Magpies are smaller crows but equally devious. Those of us who have watched a pair hunting a hedgerow mercilessly can attest to that. Though it won’t go on for long if I have the right gun in hand. Magpies specialise in egg and fledgling extraction from the densest cover. Always, of course, small birds or nests where the parents are absent. I’ve always described the magpie as a cowardly bird yet in recent weeks I watched (along with my wife) a magpie attack a red kite which had settled on a branch close to the magpies nest. The kite wouldn’t budge but the corvid kept up a determined assault, pecking at a raptor three times its size! It was the magpie that eventually conceded, having received a raking swipe from the raptors talons.
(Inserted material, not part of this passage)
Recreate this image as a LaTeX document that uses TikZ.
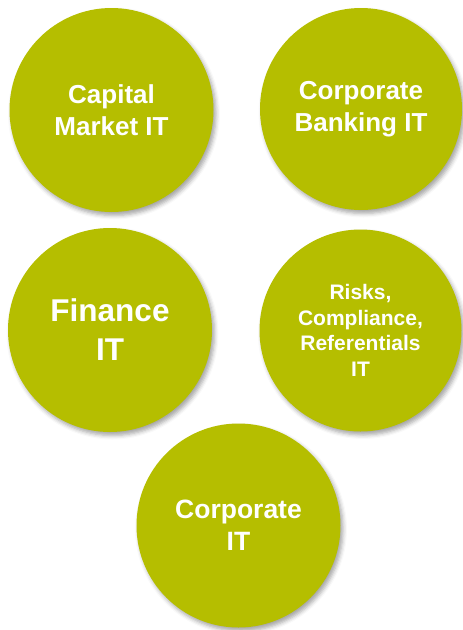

That magpies behaviour was consistent with parental protection at a time when they are most susceptible to culling. In my books I explain how to target magpies during the nest building process, when they are exhausted.
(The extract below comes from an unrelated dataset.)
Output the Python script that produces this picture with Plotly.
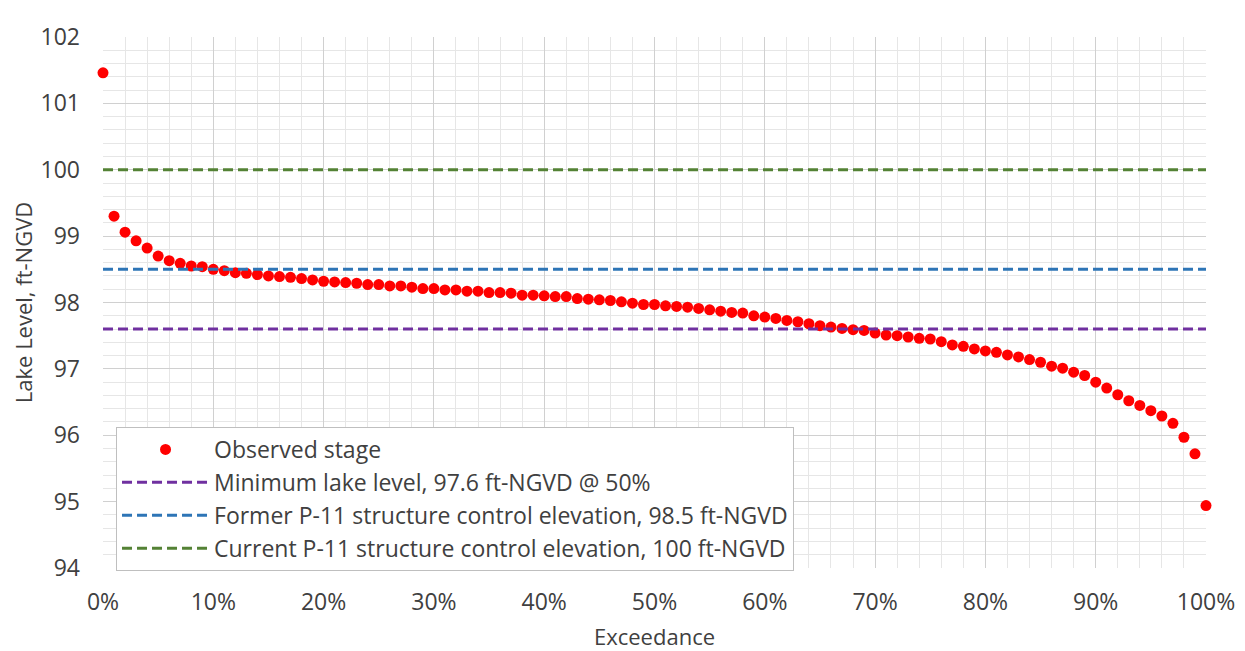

The need to breed successfully is a powerful predisposition. Which is why shooting out a crows nest is often a pointless exercise. The pair will build a new nest and breed again. Far better to get the parent birds themselves. Similarly, taking a single fox cub outside the den is futile. The vixen will move the rest of the litter to a new den, carrying them by the scruff of the neck. You need to cull the vixen first and deal with the cubs afterwards.

All creatures have an in-built parental instinct; something that drives them to either protect their offspring or at least alert them to danger. Many have developed powerful protective strategies to boost survival rates. The lapwing (often called peewit) will attempt to draw a hunting fox or stoat away from its nest by running away, feigning a broken wing and only taking off when the predator gets too close. A brilliant diversionary tactic. The female hare, the puss, will lay out her leverets in separate forms in the meadow and visit each one to feed them rather than have them gathered together. Tales abound that the hen woodcock will carry her fledglings to a new nest if disturbed, yet it seems no-one has ever photographed this.